Given instruction
Retype only the lines running from the beginning of the entries below to the line with "import plotly.graph_objects as go", both included. Do not include pictures.

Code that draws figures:
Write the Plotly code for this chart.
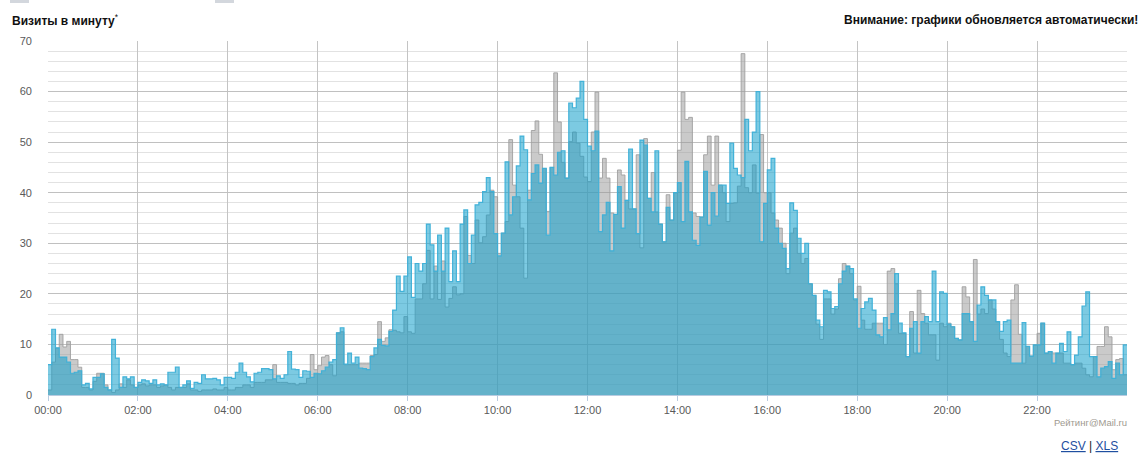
import plotly.graph_objects as go

# 5-minute buckets, 12 per hour, 24 hours
visits_today = [
    6, 13, 9.3, 7.5, 7.5, 6.5, 4.3, 4.5, 4.8, 2, 2.3, 1.2,
    3.5, 3.5, 4.2, 1.5, 1, 11, 7.3, 1.5, 3.6, 3.2, 3.6, 1.5,
    2.5, 3, 2.8, 2.3, 3, 2, 2.2, 2, 4.5, 4.5, 5.5, 1.5,
    2, 2.8, 1.3, 2.5, 2.3, 4, 3.2, 3.2, 3.3, 3, 2, 3.5,
    3.5, 3.3, 4.5, 6.3, 4.5, 3.6, 2.6, 4.3, 4.5, 5.2, 5.2, 5,
    3.2, 3.8, 3.3, 4, 8.6, 5.1, 5, 3.5, 4.8, 4.7, 3.5, 4.3,
    4.2, 4.8, 5.5, 6.5, 7, 12.3, 13.3, 6.1, 8.3, 6.3, 7.5, 5.3,
    5.2, 5, 7.6, 9.3, 11, 9.8, 9.7, 12.6, 16.8, 23.5, 20.5, 23.5,
    27.3, 19.3, 26, 24.5, 26, 33.8, 29.7, 24.5, 31.6, 24.5, 33, 22.4,
    28.5, 22.4, 33.8, 36.6, 26, 31.6, 37.6, 38.1, 40.2, 43, 40.2, 31.9,
    27.5, 32, 46.1, 35.6, 39.2, 45.3, 51.2, 48.5, 38.6, 43.8, 45.5, 41.9,
    44.8, 31.6, 45, 43.5, 48, 48.3, 42.9, 57.7, 56.8, 58.7, 62, 54.5,
    49.2, 48.3, 52.2, 32.3, 35.6, 38.1, 28.5, 35.7, 41.2, 33, 38.5, 48.6,
    36.8, 31.9, 50.4, 49.4, 38.9, 36.2, 48.3, 33.8, 30.3, 37.1, 34.6, 40,
    42, 34.3, 46.2, 36.2, 30.6, 29.6, 35.2, 44.2, 33.6, 40, 35.4, 41.5,
    41.5, 37.9, 49.8, 44.8, 43.5, 43, 54.5, 48.3, 52, 60, 30.3, 37.9,
    44.5, 46.8, 33, 30, 29, 25, 38, 36.5, 31, 28, 30, 22,
    19.7, 14.8, 13.5, 20.7, 20.4, 17.1, 17.5, 22, 24.5, 25.5, 25, 19,
    13.2, 17.1, 18.4, 19.1, 16.8, 11.9, 11.5, 15.3, 12.9, 16.1, 24, 14.2,
    12.3, 7.6, 13.2, 14.5, 8.3, 14.5, 15.5, 14.5, 24.5, 14.5, 20.4, 20.1,
    14, 13.5, 11.2, 10.9, 16.1, 16.1, 14.5, 10.6, 17.8, 21.4, 19.7, 18.8,
    18.8, 14.5, 12.6, 14.5, 14.8, 6.3, 6.3, 6.3, 14.3, 9.6, 7.7, 9.9,
    9.9, 14.2, 8.3, 8.6, 6.3, 8.3, 10.2, 8.6, 12.5, 6.0, 7.9, 11.5,
    17.6, 20.4, 7.6, 7.6, 3.6, 5.3, 5.6, 6.6, 3.3, 6.3, 4.0, 9.9,
]

visits_before = [
    1, 6.5, 9.3, 12, 9.5, 10.6, 7, 7, 5.5, 1.5, 1.5, 1,
    2.7, 4.3, 4.3, 2, 1, 0.5, 1, 2.2, 1.5, 3, 2, 1.5,
    2, 2.2, 1.8, 2, 2, 1.5, 1.8, 2, 1.5, 1, 1.5, 1.5,
    1.5, 2.2, 1, 1, 0.7, 1, 1, 1, 1.2, 1, 1, 1.5,
    1, 1, 1.5, 1.5, 2, 2, 1.5, 2.5, 2.5, 2.5, 3, 3,
    6, 2.5, 2.5, 2.5, 2.3, 2.3, 2, 2.3, 2.3, 3.3, 8, 5,
    5.8, 7.5, 7.8, 6, 3.8, 12.3, 12.5, 6, 6, 6, 6, 6.3,
    6.3, 6.3, 7.8, 8, 14.5, 10.6, 11.3, 12.9, 12.8, 12.5, 12.3, 15.5,
    12.5, 12.2, 19, 19, 22, 28.6, 19, 25.5, 18.9, 26.5, 17.4, 19.1,
    21.4, 19.8, 20, 35.3, 27.6, 26, 34.6, 30.1, 31.3, 35.6, 40.5, 39.2,
    28, 32, 34.3, 50.5, 41.5, 39.2, 33, 23.1, 40.5, 52.3, 54.2, 47.6,
    44.8, 36.3, 45, 63.7, 54, 46, 42.9, 50.1, 52, 49.8, 47.2, 43.1,
    42.2, 52, 59.9, 42.9, 46.8, 42.9, 36, 35.7, 44.5, 43.5, 38.5, 36.8,
    36.8, 47.5, 29.1, 50.7, 38.9, 44, 36.2, 33.8, 30.3, 39.6, 34.6, 40,
    48.4, 59.9, 54.5, 54.9, 36, 35.3, 35.2, 47.5, 51.2, 41.5, 51.2, 41.5,
    40, 34.3, 37.9, 38, 41.3, 67.5, 41, 40, 45.5, 39.9, 51.5, 40,
    40, 36, 34.6, 33, 30, 24, 32, 33, 28, 26, 27, 22,
    19.7, 14, 11, 19, 19, 16, 17, 23, 26, 25.5, 24, 18.8,
    21.5, 14.8, 13, 13, 14.2, 14.2, 14.2, 10, 24.5, 25, 22, 12.2,
    12.2, 7.6, 16.5, 8.3, 20.7, 16.1, 14.2, 11.9, 11.9, 6.9, 14.2, 13.5,
    14.2, 13.5, 11.2, 10.9, 21.4, 19.4, 14.5, 26.8, 16, 17, 16.1, 18.8,
    17, 14.5, 11, 8.3, 7.6, 18.8, 21.8, 12, 6.3, 9.6, 7.7, 9.9,
    12.2, 14.2, 8.3, 8.6, 8.3, 8.3, 8.3, 6.3, 6.3, 6.0, 6.3, 6.3,
    5.3, 4.0, 3.6, 7.6, 9.6, 9.6, 13.5, 11.5, 5, 7, 7.2, 4.0,
]

tick_hours = [0, 2, 4, 6, 8, 10, 12, 14, 16, 18, 20, 22]
tick_labels = ["00:00", "02:00", "04:00", "06:00", "08:00", "10:00",
               "12:00", "14:00", "16:00", "18:00", "20:00", "22:00"]

STEP = 5 / 60.0


def step_xy(values):
    xs = [i * STEP for i in range(len(values))] + [len(values) * STEP]
    ys = list(values) + [values[-1]]
    return xs, ys


FONT = "Arial, 'Liberation Sans', sans-serif"

fig = go.Figure()
xg, yg = step_xy(visits_before)
fig.add_trace(go.Scatter(
    x=xg, y=yg, mode="lines", line=dict(shape="hv", color="rgba(160,160,160,0.9)", width=1),
    fill="tozeroy", fillcolor="rgba(150,150,150,0.5)", hoverinfo="skip"))
xb, yb = step_xy(visits_today)
fig.add_trace(go.Scatter(
    x=xb, y=yb, mode="lines", line=dict(shape="hv", color="rgba(60,175,215,0.95)", width=1.2),
    fill="tozeroy", fillcolor="rgba(16,158,202,0.55)", hoverinfo="skip"))

fig.update_layout(
    width=1147, height=459,
    margin=dict(l=48, r=20, t=41, b=64, autoexpand=False),
    paper_bgcolor="white", plot_bgcolor="white",
    showlegend=False,
    hovermode=False,
    font=dict(family=FONT, size=11, color="#606060"),
    xaxis=dict(
        range=[0, 24], tickmode="array", tickvals=tick_hours, ticktext=tick_labels,
        showgrid=True, gridcolor="#c4c4c4", gridwidth=1,
        ticks="outside", ticklen=5, tickcolor="#b8cbe0",
        showline=True, linecolor="#b8cbe0", linewidth=1,
        zeroline=False, tickfont=dict(size=11, color="#5a5a5a"),
        automargin=False, fixedrange=True,
    ),
    yaxis=dict(
        range=[0, 70], dtick=10, tick0=0,
        showgrid=True, gridcolor="#c0c0c0", gridwidth=1,
        minor=dict(dtick=2, showgrid=True, gridcolor="#e2e2e2", gridwidth=1),
        zeroline=False, showline=False, ticks="",
        ticklabelstandoff=15,
        tickfont=dict(size=11, color="#5a5a5a"),
        automargin=False, fixedrange=True,
    ),
)

# plot area: x 48..1127, y 41..395
def px(xp):
    return (xp - 48) / 1079.0


def py(yp):
    return (395 - yp) / 354.0


fig.add_annotation(x=px(10), y=py(20), xref="paper", yref="paper",
                   xanchor="left", yanchor="middle", showarrow=False,
                   text="<b>Визиты в минуту</b><sup>*</sup>",
                   font=dict(family=FONT, size=12, color="#111"))
fig.add_annotation(x=px(1140), y=py(20), xref="paper", yref="paper",
                   xanchor="right", yanchor="middle", showarrow=False,
                   text="<b>Внимание: графики обновляется автоматически!</b>",
                   font=dict(family=FONT, size=12, color="#111"))
fig.add_annotation(x=px(1129), y=py(422), xref="paper", yref="paper",
                   xanchor="right", yanchor="middle", showarrow=False,
                   text="Рейтинг@Mail.ru",
                   font=dict(family=FONT, size=9.5, color="#a09a90"))
fig.add_annotation(x=px(1120), y=py(446), xref="paper", yref="paper",
                   xanchor="right", yanchor="middle", showarrow=False,
                   text="<span style='color:#1f4fa0'><u>CSV</u></span> | <span style='color:#1f4fa0'><u>XLS</u></span>",
                   font=dict(family=FONT, size=12, color="#222"))

for x0, x1 in [(10, 29), (215, 234)]:
    fig.add_shape(type="rect", xref="paper", yref="paper",
                  x0=px(x0), x1=px(x1), y0=py(3), y1=py(0),
                  fillcolor="#d3d7dd", line=dict(width=0))

fig.write_html("out.html", config={"displayModeBar": False, "staticPlot": True},
               post_script="document.body.style.margin='0';document.body.style.padding='0';")
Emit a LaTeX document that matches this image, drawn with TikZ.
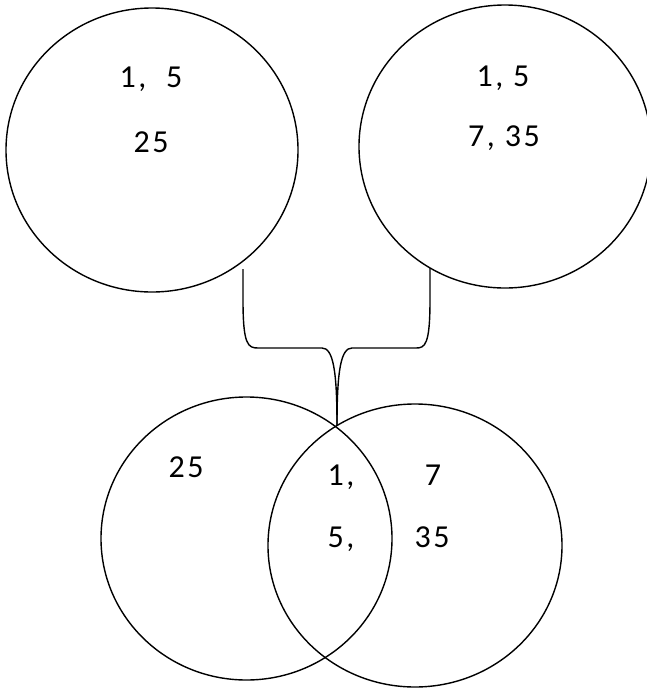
\documentclass[tikz,border=0pt]{standalone}
\usepackage{fontspec}
\setmainfont{Carlito}[LetterSpace=8]
\usetikzlibrary{shapes.geometric}

\begin{document}
\begin{tikzpicture}[x=1pt, y=-1pt, line width=1.4pt,
    setring/.style 2 args={draw, ellipse, inner sep=0pt, outer sep=0pt,
        minimum width=#1pt, minimum height=#2pt},
    num/.style={font=\fontsize{32}{38}\selectfont, inner sep=0pt}]
    \useasboundingbox (0,0) rectangle (647,689);

    % 1. TOP SETS
    \node[setring={292}{284}] (setA) at (152,150) {};
    \node[setring={292}{283}] (setB) at (505,146.5) {};
    \node[num] (a1) at (151,79) {1,~~5};
    \node[num] (a2) at (151,142) {25};
    \node[num] (b1) at (503,78) {1,~5};
    \node[num] (b2) at (504,138) {7,~35};

    % 2. BOTTOM SETS (VENN)
    \node[setring={291}{283}] (setL) at (246.5,538.5) {};
    \node[setring={294}{283}] (setR) at (415,545.5) {};
    \node[num] (l1) at (186,467) {25};
    \node[num] (m1) at (341,477) {1,};
    \node[num] (m2) at (341,539) {5,};
    \node[num] (r1) at (433,475) {7};
    \node[num] (r2) at (432,537) {35};

    % 3. BRACE JOINING THE TWO SETS
    \coordinate (footA) at (243,269);
    \coordinate (footB) at (430,268);
    \coordinate (meet) at (337,425);
    \draw (footA) -- (243,300) .. controls (243,345) and (248,348) .. (258,348)
        -- (322,348) .. controls (333,348) and (337,370) .. (meet);
    \draw (footB) -- (430,300) .. controls (430,345) and (425,348) .. (416,348)
        -- (352,348) .. controls (341,348) and (337,370) .. (meet);
\end{tikzpicture}
\end{document}
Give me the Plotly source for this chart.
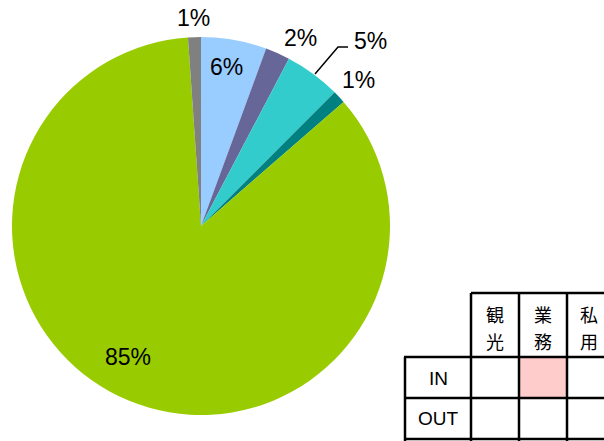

Problem solution
Write the Plotly code for this chart.
import plotly.graph_objects as go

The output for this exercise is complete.